#### What to produce:
Copy nothing but the text: reproduce each line of the listing exactly and leave the pictures out.

#### Data section:
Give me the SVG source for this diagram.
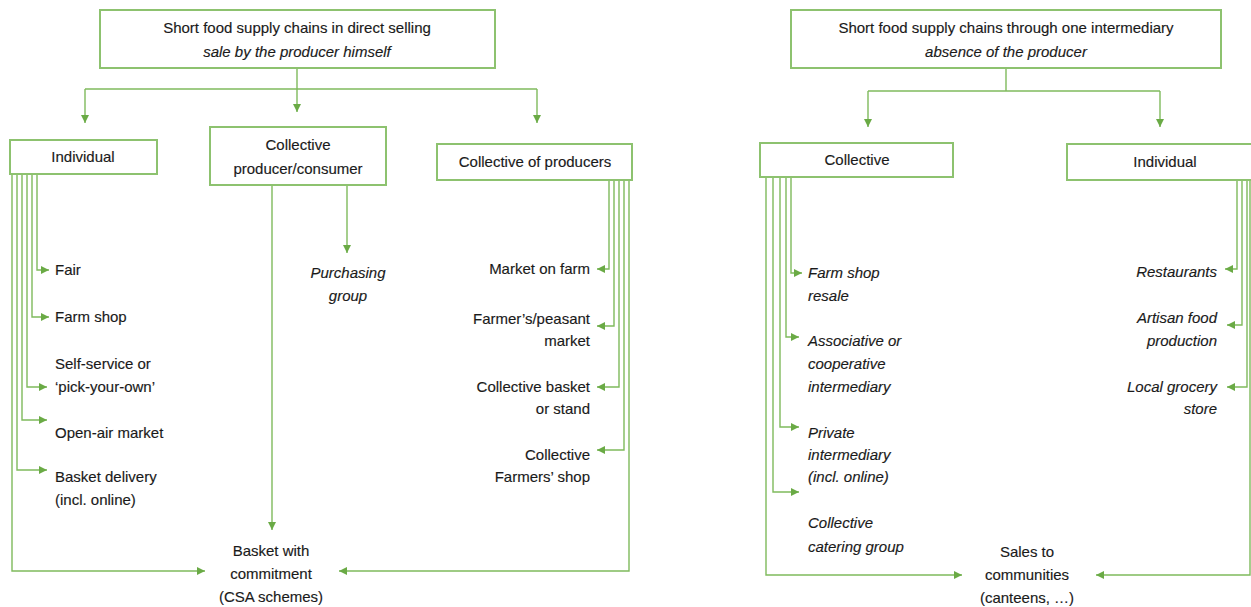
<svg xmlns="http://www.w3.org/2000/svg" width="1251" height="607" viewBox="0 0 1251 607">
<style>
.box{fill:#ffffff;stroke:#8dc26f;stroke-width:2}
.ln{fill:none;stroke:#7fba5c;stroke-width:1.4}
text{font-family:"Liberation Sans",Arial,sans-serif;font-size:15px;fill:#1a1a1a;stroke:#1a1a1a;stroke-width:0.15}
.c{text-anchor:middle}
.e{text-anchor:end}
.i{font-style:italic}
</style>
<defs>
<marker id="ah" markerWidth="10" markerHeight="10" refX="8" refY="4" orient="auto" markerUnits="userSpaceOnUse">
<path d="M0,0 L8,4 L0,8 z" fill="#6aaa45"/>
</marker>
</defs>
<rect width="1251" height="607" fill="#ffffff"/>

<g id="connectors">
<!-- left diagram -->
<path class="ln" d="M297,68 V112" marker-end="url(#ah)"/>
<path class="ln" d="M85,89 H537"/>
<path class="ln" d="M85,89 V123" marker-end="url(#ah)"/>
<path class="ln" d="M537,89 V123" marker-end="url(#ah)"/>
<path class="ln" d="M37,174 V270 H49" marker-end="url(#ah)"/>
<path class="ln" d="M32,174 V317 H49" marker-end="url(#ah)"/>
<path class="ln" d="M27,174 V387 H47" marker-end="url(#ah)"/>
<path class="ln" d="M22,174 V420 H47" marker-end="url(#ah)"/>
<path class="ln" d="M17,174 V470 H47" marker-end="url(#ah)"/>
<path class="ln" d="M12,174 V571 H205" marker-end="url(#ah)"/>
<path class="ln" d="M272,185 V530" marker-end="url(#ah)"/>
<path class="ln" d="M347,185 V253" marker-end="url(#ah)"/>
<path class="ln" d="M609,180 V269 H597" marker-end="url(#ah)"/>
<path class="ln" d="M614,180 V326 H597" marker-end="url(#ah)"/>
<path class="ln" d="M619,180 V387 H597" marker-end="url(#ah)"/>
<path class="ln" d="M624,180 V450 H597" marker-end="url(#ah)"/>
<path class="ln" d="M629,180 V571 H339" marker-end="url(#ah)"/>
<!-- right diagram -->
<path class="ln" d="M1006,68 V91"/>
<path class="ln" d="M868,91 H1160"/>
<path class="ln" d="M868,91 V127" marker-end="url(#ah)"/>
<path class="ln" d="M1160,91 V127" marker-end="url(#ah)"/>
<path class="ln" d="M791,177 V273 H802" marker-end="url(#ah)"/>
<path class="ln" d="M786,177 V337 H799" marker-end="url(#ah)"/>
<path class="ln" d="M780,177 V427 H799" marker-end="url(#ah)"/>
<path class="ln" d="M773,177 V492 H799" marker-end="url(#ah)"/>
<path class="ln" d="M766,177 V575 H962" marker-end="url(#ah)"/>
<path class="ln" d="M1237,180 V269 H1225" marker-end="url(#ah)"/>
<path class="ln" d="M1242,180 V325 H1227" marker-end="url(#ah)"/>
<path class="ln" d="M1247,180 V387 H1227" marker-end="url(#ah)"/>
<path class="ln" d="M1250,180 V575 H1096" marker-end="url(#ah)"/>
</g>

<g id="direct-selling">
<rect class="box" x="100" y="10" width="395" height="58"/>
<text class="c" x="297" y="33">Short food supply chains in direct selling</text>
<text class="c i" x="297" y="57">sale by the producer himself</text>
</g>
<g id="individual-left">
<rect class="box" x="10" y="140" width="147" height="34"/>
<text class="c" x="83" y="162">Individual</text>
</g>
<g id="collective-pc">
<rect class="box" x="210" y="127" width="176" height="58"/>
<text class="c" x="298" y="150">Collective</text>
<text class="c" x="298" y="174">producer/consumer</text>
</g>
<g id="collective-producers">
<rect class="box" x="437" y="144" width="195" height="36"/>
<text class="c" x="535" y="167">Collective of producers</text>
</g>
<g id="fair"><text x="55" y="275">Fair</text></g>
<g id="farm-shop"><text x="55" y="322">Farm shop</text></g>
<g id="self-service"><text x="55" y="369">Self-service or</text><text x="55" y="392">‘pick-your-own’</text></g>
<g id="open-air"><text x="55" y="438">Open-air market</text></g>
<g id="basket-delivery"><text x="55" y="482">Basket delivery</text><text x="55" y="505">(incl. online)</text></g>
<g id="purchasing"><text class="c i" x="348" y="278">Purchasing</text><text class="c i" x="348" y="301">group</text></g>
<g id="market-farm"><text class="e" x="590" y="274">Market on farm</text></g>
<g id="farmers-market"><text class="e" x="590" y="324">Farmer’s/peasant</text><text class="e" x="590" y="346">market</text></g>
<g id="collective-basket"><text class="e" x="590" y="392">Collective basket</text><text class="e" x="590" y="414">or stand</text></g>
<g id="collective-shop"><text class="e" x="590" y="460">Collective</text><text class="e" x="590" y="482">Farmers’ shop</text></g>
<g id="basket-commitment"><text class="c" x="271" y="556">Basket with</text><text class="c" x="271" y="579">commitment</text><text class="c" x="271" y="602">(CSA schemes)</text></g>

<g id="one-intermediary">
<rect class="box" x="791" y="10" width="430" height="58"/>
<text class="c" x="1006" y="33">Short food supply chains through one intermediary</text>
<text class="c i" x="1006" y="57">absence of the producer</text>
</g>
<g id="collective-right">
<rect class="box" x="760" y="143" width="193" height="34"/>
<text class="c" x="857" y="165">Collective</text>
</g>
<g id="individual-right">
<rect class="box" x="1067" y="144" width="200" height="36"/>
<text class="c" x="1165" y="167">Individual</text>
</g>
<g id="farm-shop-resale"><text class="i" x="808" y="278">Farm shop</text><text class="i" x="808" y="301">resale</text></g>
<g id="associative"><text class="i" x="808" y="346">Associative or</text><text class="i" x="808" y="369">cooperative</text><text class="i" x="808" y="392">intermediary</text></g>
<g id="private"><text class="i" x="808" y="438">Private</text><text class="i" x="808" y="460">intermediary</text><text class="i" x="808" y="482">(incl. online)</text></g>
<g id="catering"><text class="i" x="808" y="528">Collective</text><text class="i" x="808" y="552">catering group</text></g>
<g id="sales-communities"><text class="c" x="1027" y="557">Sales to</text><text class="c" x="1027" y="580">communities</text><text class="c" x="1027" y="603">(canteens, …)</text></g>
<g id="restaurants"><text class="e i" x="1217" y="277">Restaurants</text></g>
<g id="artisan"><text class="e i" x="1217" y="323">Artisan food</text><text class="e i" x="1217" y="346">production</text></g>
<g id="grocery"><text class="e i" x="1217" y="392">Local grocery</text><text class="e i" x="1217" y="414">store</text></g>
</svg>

#### Final answer:
Give me the SVG source for this diagram.
<svg xmlns="http://www.w3.org/2000/svg" width="1251" height="607" viewBox="0 0 1251 607">
<style>
.box{fill:#ffffff;stroke:#8dc26f;stroke-width:2}
.ln{fill:none;stroke:#7fba5c;stroke-width:1.4}
text{font-family:"Liberation Sans",Arial,sans-serif;font-size:15px;fill:#1a1a1a;stroke:#1a1a1a;stroke-width:0.15}
.c{text-anchor:middle}
.e{text-anchor:end}
.i{font-style:italic}
</style>
<defs>
<marker id="ah" markerWidth="10" markerHeight="10" refX="8" refY="4" orient="auto" markerUnits="userSpaceOnUse">
<path d="M0,0 L8,4 L0,8 z" fill="#6aaa45"/>
</marker>
</defs>
<rect width="1251" height="607" fill="#ffffff"/>

<g id="connectors">
<!-- left diagram -->
<path class="ln" d="M297,68 V112" marker-end="url(#ah)"/>
<path class="ln" d="M85,89 H537"/>
<path class="ln" d="M85,89 V123" marker-end="url(#ah)"/>
<path class="ln" d="M537,89 V123" marker-end="url(#ah)"/>
<path class="ln" d="M37,174 V270 H49" marker-end="url(#ah)"/>
<path class="ln" d="M32,174 V317 H49" marker-end="url(#ah)"/>
<path class="ln" d="M27,174 V387 H47" marker-end="url(#ah)"/>
<path class="ln" d="M22,174 V420 H47" marker-end="url(#ah)"/>
<path class="ln" d="M17,174 V470 H47" marker-end="url(#ah)"/>
<path class="ln" d="M12,174 V571 H205" marker-end="url(#ah)"/>
<path class="ln" d="M272,185 V530" marker-end="url(#ah)"/>
<path class="ln" d="M347,185 V253" marker-end="url(#ah)"/>
<path class="ln" d="M609,180 V269 H597" marker-end="url(#ah)"/>
<path class="ln" d="M614,180 V326 H597" marker-end="url(#ah)"/>
<path class="ln" d="M619,180 V387 H597" marker-end="url(#ah)"/>
<path class="ln" d="M624,180 V450 H597" marker-end="url(#ah)"/>
<path class="ln" d="M629,180 V571 H339" marker-end="url(#ah)"/>
<!-- right diagram -->
<path class="ln" d="M1006,68 V91"/>
<path class="ln" d="M868,91 H1160"/>
<path class="ln" d="M868,91 V127" marker-end="url(#ah)"/>
<path class="ln" d="M1160,91 V127" marker-end="url(#ah)"/>
<path class="ln" d="M791,177 V273 H802" marker-end="url(#ah)"/>
<path class="ln" d="M786,177 V337 H799" marker-end="url(#ah)"/>
<path class="ln" d="M780,177 V427 H799" marker-end="url(#ah)"/>
<path class="ln" d="M773,177 V492 H799" marker-end="url(#ah)"/>
<path class="ln" d="M766,177 V575 H962" marker-end="url(#ah)"/>
<path class="ln" d="M1237,180 V269 H1225" marker-end="url(#ah)"/>
<path class="ln" d="M1242,180 V325 H1227" marker-end="url(#ah)"/>
<path class="ln" d="M1247,180 V387 H1227" marker-end="url(#ah)"/>
<path class="ln" d="M1250,180 V575 H1096" marker-end="url(#ah)"/>
</g>

<g id="direct-selling">
<rect class="box" x="100" y="10" width="395" height="58"/>
<text class="c" x="297" y="33">Short food supply chains in direct selling</text>
<text class="c i" x="297" y="57">sale by the producer himself</text>
</g>
<g id="individual-left">
<rect class="box" x="10" y="140" width="147" height="34"/>
<text class="c" x="83" y="162">Individual</text>
</g>
<g id="collective-pc">
<rect class="box" x="210" y="127" width="176" height="58"/>
<text class="c" x="298" y="150">Collective</text>
<text class="c" x="298" y="174">producer/consumer</text>
</g>
<g id="collective-producers">
<rect class="box" x="437" y="144" width="195" height="36"/>
<text class="c" x="535" y="167">Collective of producers</text>
</g>
<g id="fair"><text x="55" y="275">Fair</text></g>
<g id="farm-shop"><text x="55" y="322">Farm shop</text></g>
<g id="self-service"><text x="55" y="369">Self-service or</text><text x="55" y="392">‘pick-your-own’</text></g>
<g id="open-air"><text x="55" y="438">Open-air market</text></g>
<g id="basket-delivery"><text x="55" y="482">Basket delivery</text><text x="55" y="505">(incl. online)</text></g>
<g id="purchasing"><text class="c i" x="348" y="278">Purchasing</text><text class="c i" x="348" y="301">group</text></g>
<g id="market-farm"><text class="e" x="590" y="274">Market on farm</text></g>
<g id="farmers-market"><text class="e" x="590" y="324">Farmer’s/peasant</text><text class="e" x="590" y="346">market</text></g>
<g id="collective-basket"><text class="e" x="590" y="392">Collective basket</text><text class="e" x="590" y="414">or stand</text></g>
<g id="collective-shop"><text class="e" x="590" y="460">Collective</text><text class="e" x="590" y="482">Farmers’ shop</text></g>
<g id="basket-commitment"><text class="c" x="271" y="556">Basket with</text><text class="c" x="271" y="579">commitment</text><text class="c" x="271" y="602">(CSA schemes)</text></g>

<g id="one-intermediary">
<rect class="box" x="791" y="10" width="430" height="58"/>
<text class="c" x="1006" y="33">Short food supply chains through one intermediary</text>
<text class="c i" x="1006" y="57">absence of the producer</text>
</g>
<g id="collective-right">
<rect class="box" x="760" y="143" width="193" height="34"/>
<text class="c" x="857" y="165">Collective</text>
</g>
<g id="individual-right">
<rect class="box" x="1067" y="144" width="200" height="36"/>
<text class="c" x="1165" y="167">Individual</text>
</g>
<g id="farm-shop-resale"><text class="i" x="808" y="278">Farm shop</text><text class="i" x="808" y="301">resale</text></g>
<g id="associative"><text class="i" x="808" y="346">Associative or</text><text class="i" x="808" y="369">cooperative</text><text class="i" x="808" y="392">intermediary</text></g>
<g id="private"><text class="i" x="808" y="438">Private</text><text class="i" x="808" y="460">intermediary</text><text class="i" x="808" y="482">(incl. online)</text></g>
<g id="catering"><text class="i" x="808" y="528">Collective</text><text class="i" x="808" y="552">catering group</text></g>
<g id="sales-communities"><text class="c" x="1027" y="557">Sales to</text><text class="c" x="1027" y="580">communities</text><text class="c" x="1027" y="603">(canteens, …)</text></g>
<g id="restaurants"><text class="e i" x="1217" y="277">Restaurants</text></g>
<g id="artisan"><text class="e i" x="1217" y="323">Artisan food</text><text class="e i" x="1217" y="346">production</text></g>
<g id="grocery"><text class="e i" x="1217" y="392">Local grocery</text><text class="e i" x="1217" y="414">store</text></g>
</svg>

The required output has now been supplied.